Beim Einmarsch der deutschen Truppen 1940 floh sie überstürzt aus ihrem Pariser Atelier und hielt sich als Flüchtling in Südfrankreich in einem Kloster und einem Bauernhof in der Ardèche versteckt. Ihre Schwester, mit der sie in Paris zusammen gelebt hatte, wurde deportiert und wie zahlreiche ihrer Verwandten während der Zeit des Nationalsozialismus ermordet.

Madame d’Ora kehrte erst 1946 für kurze Zeit nach Österreich zurück und fotografierte Flüchtlingslager und das zerstörte Wien. Obwohl sie zur Gesellschaftsfotografie zurück fand,hatten die unfassbaren Schrecken des Krieges ihren Fotostil nachhaltig verändert. Sie verließ zum ersten Mal das Atelier und hielt unter anderem das Elend und die Resignation der Flüchtlinge fest.

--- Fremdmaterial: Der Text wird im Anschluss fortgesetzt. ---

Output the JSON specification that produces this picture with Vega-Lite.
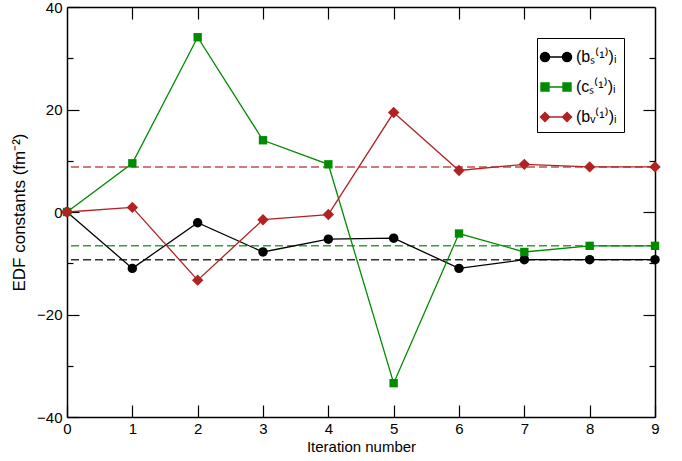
{
  "$schema": "https://vega.github.io/schema/vega-lite/v6.json",
  "width": 588,
  "height": 410,
  "autosize": {"type": "none"},
  "padding": {"left": 67, "top": 7, "right": 27, "bottom": 44},
  "background": "white",
  "config": {
    "view": {"stroke": null},
    "font": "Liberation Sans",
    "axis": {
      "domainColor": "black", "domainWidth": 1.5, "tickColor": "black", "tickWidth": 1.2,
      "labelColor": "black", "titleColor": "black", "grid": false,
      "labelFontSize": 15, "titleFontSize": 15, "titleFontWeight": "normal",
      "labelFont": "Liberation Sans", "titleFont": "Liberation Sans"
    },
    "legend": {
      "title": null, "orient": "top-right", "offset": 31, "padding": 7,
      "strokeColor": "black", "fillColor": "white",
      "labelFontSize": 16, "labelFont": "Liberation Sans", "labelColor": "black",
      "symbolSize": 484, "labelOffset": 8, "rowPadding": 10, "symbolStrokeWidth": 1.5
    }
  },
  "datasets": {
    "series": [
      {"it": 0, "series": "bs", "value": 0}, {"it": 1, "series": "bs", "value": -11}, {"it": 2, "series": "bs", "value": -2.1},
      {"it": 3, "series": "bs", "value": -7.8}, {"it": 4, "series": "bs", "value": -5.3}, {"it": 5, "series": "bs", "value": -5.1},
      {"it": 6, "series": "bs", "value": -11}, {"it": 7, "series": "bs", "value": -9.3}, {"it": 8, "series": "bs", "value": -9.3},
      {"it": 9, "series": "bs", "value": -9.3},
      {"it": 0, "series": "cs", "value": 0}, {"it": 1, "series": "cs", "value": 9.5}, {"it": 2, "series": "cs", "value": 34.1},
      {"it": 3, "series": "cs", "value": 14.0}, {"it": 4, "series": "cs", "value": 9.3}, {"it": 5, "series": "cs", "value": -33.4},
      {"it": 6, "series": "cs", "value": -4.2}, {"it": 7, "series": "cs", "value": -7.8}, {"it": 8, "series": "cs", "value": -6.6},
      {"it": 9, "series": "cs", "value": -6.6},
      {"it": 0, "series": "bv", "value": 0}, {"it": 1, "series": "bv", "value": 0.9}, {"it": 2, "series": "bv", "value": -13.3},
      {"it": 3, "series": "bv", "value": -1.5}, {"it": 4, "series": "bv", "value": -0.5}, {"it": 5, "series": "bv", "value": 19.4},
      {"it": 6, "series": "bv", "value": 8.1}, {"it": 7, "series": "bv", "value": 9.3}, {"it": 8, "series": "bv", "value": 8.8},
      {"it": 9, "series": "bv", "value": 8.8}
    ],
    "refs": [
      {"series": "bs", "value": -9.3},
      {"series": "cs", "value": -6.6},
      {"series": "bv", "value": 8.8}
    ]
  },
  "layer": [
    {
      "data": {"name": "refs"},
      "mark": {"type": "rule", "strokeDash": [8, 4], "strokeWidth": 1.5, "opacity": 0.8},
      "encoding": {
        "y": {"field": "value", "type": "quantitative", "scale": {"domain": [-40, 40]}, "axis": null},
        "color": {"field": "series", "type": "nominal", "scale": {"domain": ["bs", "cs", "bv"], "range": ["#000000", "#008b00", "#b22222"]},
          "legend": {
            "labelExpr": "datum.value == 'bs' ? '(bₛ⁽¹⁾)ᵢ' : datum.value == 'cs' ? '(cₛ⁽¹⁾)ᵢ' : '(bᵥ⁽¹⁾)ᵢ'",
            "encode": {"symbols": {"update": {
              "shape": {"signal": "datum.value == 'bs' ? 'M-1,0L1,0M-1.41,0a0.41,0.41 0 1,0 0.82,0a0.41,0.41 0 1,0 -0.82,0M0.59,0a0.41,0.41 0 1,0 0.82,0a0.41,0.41 0 1,0 -0.82,0' : datum.value == 'cs' ? 'M-1,0L1,0M-1.36,-0.36h0.72v0.72h-0.72zM0.64,-0.36h0.72v0.72h-0.72z' : 'M-1,0L1,0M-1.41,0L-1,-0.41L-0.59,0L-1,0.41zM0.59,0L1,-0.41L1.41,0L1,0.41z'"},
              "stroke": {"signal": "scale('color', datum.value)"},
              "fill": {"signal": "scale('color', datum.value)"},
              "strokeWidth": {"value": 1.5},
              "opacity": {"value": 1},
              "fillOpacity": {"value": 1},
              "strokeDash": {"value": []}
            }}}
          }}
      }
    },
    {
      "data": {"name": "series"},
      "mark": {"type": "line", "strokeWidth": 1.3},
      "encoding": {
        "x": {"field": "it", "type": "quantitative", "scale": {"domain": [0, 9], "nice": false},
          "axis": {"orient": "bottom", "values": [0,1,2,3,4,5,6,7,8,9], "tickSize": -12, "labelPadding": 16, "title": "Iteration number", "titlePadding": 3, "labelFlush": false}},
        "y": {"field": "value", "type": "quantitative", "scale": {"domain": [-40, 40], "nice": false},
          "axis": {"orient": "left", "values": [-40,-30,-20,-10,0,10,20,30,40],
            "tickSize": {"condition": {"test": "datum.value % 20 === 0", "value": -12}, "value": -6},
            "labelExpr": "datum.value % 20 === 0 ? datum.label : ''", "labelPadding": 17,
            "title": "EDF constants (fm⁻²)", "titleFontSize": 17, "titlePadding": 8, "labelFlush": false}},
        "color": {"field": "series", "type": "nominal", "scale": {"domain": ["bs", "cs", "bv"], "range": ["#000000", "#008b00", "#b22222"]},
          "legend": {
            "labelExpr": "datum.value == 'bs' ? '(bₛ⁽¹⁾)ᵢ' : datum.value == 'cs' ? '(cₛ⁽¹⁾)ᵢ' : '(bᵥ⁽¹⁾)ᵢ'",
            "encode": {"symbols": {"update": {
              "shape": {"signal": "datum.value == 'bs' ? 'M-1,0L1,0M-1.41,0a0.41,0.41 0 1,0 0.82,0a0.41,0.41 0 1,0 -0.82,0M0.59,0a0.41,0.41 0 1,0 0.82,0a0.41,0.41 0 1,0 -0.82,0' : datum.value == 'cs' ? 'M-1,0L1,0M-1.36,-0.36h0.72v0.72h-0.72zM0.64,-0.36h0.72v0.72h-0.72z' : 'M-1,0L1,0M-1.41,0L-1,-0.41L-0.59,0L-1,0.41zM0.59,0L1,-0.41L1.41,0L1,0.41z'"},
              "stroke": {"signal": "scale('color', datum.value)"},
              "fill": {"signal": "scale('color', datum.value)"},
              "strokeWidth": {"value": 1.5},
              "opacity": {"value": 1},
              "fillOpacity": {"value": 1},
              "strokeDash": {"value": []}
            }}}
          }}
      }
    },
    {
      "data": {"name": "series"},
      "transform": [{"filter": "datum.series == 'bs'"}],
      "mark": {"type": "point", "filled": true, "opacity": 1, "shape": "circle", "size": 90},
      "encoding": {
        "x": {"field": "it", "type": "quantitative", "scale": {"domain": [0, 9], "nice": false},
          "axis": {"orient": "top", "values": [1,2,3,4,5,6,7,8], "tickSize": -12, "labels": false, "title": null}},
        "y": {"field": "value", "type": "quantitative", "scale": {"domain": [-40, 40], "nice": false},
          "axis": {"orient": "right", "values": [-30,-20,-10,0,10,20,30],
            "tickSize": {"condition": {"test": "datum.value % 20 === 0", "value": -12}, "value": -6},
            "labels": false, "title": null}},
        "color": {"value": "#000000"}
      }
    },
    {
      "data": {"name": "series"},
      "transform": [{"filter": "datum.series == 'cs'"}],
      "mark": {"type": "point", "filled": true, "opacity": 1, "shape": "square", "size": 70},
      "encoding": {
        "x": {"field": "it", "type": "quantitative", "axis": null},
        "y": {"field": "value", "type": "quantitative", "axis": null},
        "color": {"value": "#008b00"}
      }
    },
    {
      "data": {"name": "series"},
      "transform": [{"filter": "datum.series == 'bv'"}],
      "mark": {"type": "point", "filled": true, "opacity": 1, "shape": "diamond", "size": 130},
      "encoding": {
        "x": {"field": "it", "type": "quantitative", "axis": null},
        "y": {"field": "value", "type": "quantitative", "axis": null},
        "color": {"value": "#b22222"}
      }
    }
  ],
  "resolve": {"axis": {"x": "independent", "y": "independent"}}
}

In Folge eines Verkehrsunfalls 1959 litt Kallmus weitgehend unter Gedächtnisschwund und war pflegebedürftig. Sie verbrachte ihre letzten Lebensjahre mit einer Freundin ihrer ermordeten Schwester Anna in Frohnleiten in jenem Haus, das der Familie Kallmus während des NS-Regimes entzogen und nach dem Krieg restituiert worden war.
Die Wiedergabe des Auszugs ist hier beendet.